Cornelis Paul Venema (born 1954), sometimes known as Cornel Venema, is an American Reformed theologian. Before retiring, he served as both President and as a Professor of Doctrinal Studies at Mid-America Reformed Seminary.

Venema studied at Dordt College and Calvin Theological Seminary, before receiving his Ph.D. from Princeton Theological Seminary in 1985. He served as pastor of Ontario Christian Reformed Church in California from 1982 to 1988, when he joined the Mid-America faculty.

Venema specializes in the theology of the Reformation, and has written books on Heinrich Bullinger (Heinrich Bullinger and the Doctrine of Predestination: Author of "The Other Reformed Tradition", 2002) and John Calvin (Accepted and Renewed in Christ: The “Twofold Grace of God” and the Interpretation of Calvin’s Theology, 2007). He has also written on Christian eschatology (The Promise of the Future and Christ and the Future) and the New Perspective on Paul (The Gospel of Free Acceptance in Christ and Getting the Gospel Right: Assessing the Reformation and New Perspectives on Paul).

==Bibliography==

Venema, Cornelis P., ed.
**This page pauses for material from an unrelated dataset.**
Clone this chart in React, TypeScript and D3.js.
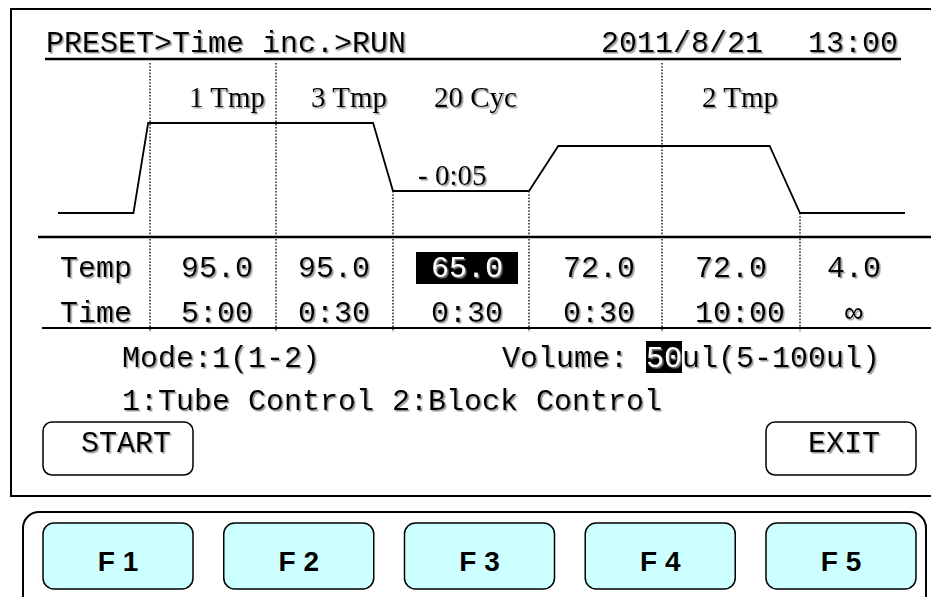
import React from 'react';
import * as d3 from 'd3';

// run steps
const stepLabels = ['1 Tmp', '3 Tmp', '20 Cyc', '', '2 Tmp', ''];
const tempLabels = ['95.0', '95.0', '65.0', '72.0', '72.0', '4.0'];
const timeLabels = ['5:00', '0:30', '0:30', '0:30', '10:00', ' ∞'];
const stepTemps = [95, 95, 65, 72, 72, 4];
const selectedStep = 2;
const incLabel = '- 0:05';
// dividers that reach up to the header line
const fullDivider = [true, true, false, false, true, false];

// schematic temperature profile: [step position, temperature]
const profile: [number, number][] = [
  [-1, 4], [-0.18, 4], [-0.02, 95], [1.83, 95], [2, 65],
  [3, 65], [3.22, 72], [4.78, 72], [5, 4], [6, 4],
];

const fKeys = ['F 1', 'F 2', 'F 3', 'F 4', 'F 5'];

const MONO = '"Liberation Mono", "Courier New", monospace';
const SERIF = '"Liberation Serif", "Times New Roman", serif';
const SANS = '"Liberation Sans", Arial, sans-serif';

export default function App() {
  const W = 931, H = 597;
  const charW = 18;

  // column edges between steps, in step units
  const x = d3.scaleLinear()
    .domain([-1, 0, 1, 2, 3, 4, 5, 6])
    .range([58, 150, 276, 393, 529, 662, 800, 905]);
  // schematic (non proportional) temperature levels
  const y = d3.scaleLinear().domain([4, 65, 72, 95]).range([213, 191, 146, 123]);
  const textX = d3.scaleLinear().domain([0, 1, 2, 3, 4, 5]).range([181, 298, 431, 563, 695, 827]);
  const labelX = d3.scaleLinear().domain([0, 1, 2, 3, 4, 5]).range([189, 311, 434, 568, 702, 836]);
  const keyX = d3.scaleBand().domain(fKeys).range([43, 916]).paddingInner(0.17).paddingOuter(0);

  const line = d3.line<[number, number]>().x(d => x(d[0])).y(d => y(d[1]));

  const txt = { fontFamily: MONO, fontSize: 30, filter: 'url(#sh)' } as any;

  return (
    <svg width={W} height={H} style={{ position: 'absolute', left: 0, top: 0, background: '#fff' }}>
      <defs>
        <filter id="sh" x="-10%" y="-20%" width="130%" height="150%">
          <feDropShadow dx="1.5" dy="1.5" stdDeviation="0.7" floodColor="#8a8a8a" floodOpacity="0.9" />
        </filter>
      </defs>

      {/* screen */}
      <rect x={11} y={9} width={940} height={487} fill="none" stroke="#000" strokeWidth={2} />

      {/* header */}
      <text x={46} y={52} {...txt}>PRESET&gt;Time inc.&gt;RUN</text>
      <text x={601} y={52} {...txt}>2011/8/21</text>
      <text x={808} y={52} {...txt}>13:00</text>
      <line x1={45} x2={901} y1={59} y2={59} stroke="#000" strokeWidth={2.5} />

      {/* dividers */}
      {fullDivider.map((full, i) => {
        const top = full ? 63 : y(Math.min(stepTemps[i - 1] ?? 4, stepTemps[i]));
        return (
          <line key={i} x1={x(i)} x2={x(i)} y1={top} y2={332}
            stroke="#000" strokeWidth={1.3} strokeDasharray="1.6,1.6" />
        );
      })}

      {/* profile */}
      <path d={line(profile) || ''} fill="none" stroke="#000" strokeWidth={1.8} />

      {stepLabels.map((l, i) => l ? (
        <text key={i} x={labelX(i)} y={107} fontFamily={SERIF} fontSize={29} filter="url(#sh)">{l}</text>
      ) : null)}
      <text x={textX(selectedStep) - 13} y={185} fontFamily={SERIF} fontSize={29} filter="url(#sh)">{incLabel}</text>

      {/* table */}
      <line x1={38} x2={931} y1={237} y2={237} stroke="#000" strokeWidth={2.5} />
      <line x1={42} x2={931} y1={328} y2={328} stroke="#000" strokeWidth={2} />
      <text x={60} y={277} {...txt}>Temp</text>
      <text x={60} y={322} {...txt}>Time</text>
      <rect x={textX(selectedStep) - 15} y={252} width={102} height={32} fill="#000" />
      {tempLabels.map((t, i) => (
        <text key={i} x={textX(i)} y={277} {...txt} fill={i === selectedStep ? '#fff' : '#000'}>{t}</text>
      ))}
      {timeLabels.map((t, i) => (
        <text key={i} x={textX(i)} y={322} {...txt} style={{ whiteSpace: 'pre' }}>{t}</text>
      ))}

      {/* settings */}
      <text x={122} y={367} {...txt}>Mode:1(1-2)</text>
      <rect x={502 + 8 * charW} y={341} width={2 * charW} height={32} fill="#000" />
      <text x={502} y={367} {...txt} style={{ whiteSpace: 'pre' }}>
        Volume: <tspan fill="#fff">50</tspan>ul(5-100ul)
      </text>
      <text x={122} y={410} {...txt}>1:Tube Control 2:Block Control</text>

      {/* soft buttons */}
      <rect x={43} y={422} width={150} height={53} rx={9} fill="none" stroke="#000" strokeWidth={1.5} />
      <text x={81} y={452} {...txt}>START</text>
      <rect x={766} y={422} width={150} height={53} rx={9} fill="none" stroke="#000" strokeWidth={1.5} />
      <text x={808} y={452} {...txt}>EXIT</text>

      {/* function keys */}
      <rect x={23} y={512} width={903} height={110} rx={16} fill="none" stroke="#000" strokeWidth={2} />
      {fKeys.map(k => (
        <g key={k}>
          <rect x={keyX(k)} y={523} width={keyX.bandwidth()} height={66} rx={11}
            fill="#ccffff" stroke="#000" strokeWidth={1.5} />
          <text x={(keyX(k) ?? 0) + keyX.bandwidth() / 2} y={571} textAnchor="middle"
            fontFamily={SANS} fontWeight="bold" fontSize={28}>{k}</text>
        </g>
      ))}
    </svg>
  );
}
Roots Renewed: Perspectives on the United Reformed Churches in North America (After Thirty Years) Grandville, MI: Reformed Fellowship Inc., 2026.

Venema, Cornelis P. Christ and Covenant Theology: Essays on Election, Republication, and the Covenants. P & R Publishing, 2017.

Venema, Cornelis P., But for the Grace of God: An Exposition on the Canons of Dordt Grandville, MI: Reformed Fellowship Inc., 2011.

Venema, Cornelis P. Children at the Lord’s Table? Assessing the Case for Paedocommunion. Reformation Heritage Books, 2009.

Venema, Cornelis P. The Promise of the Future. Banner of Truth Trust, 2000.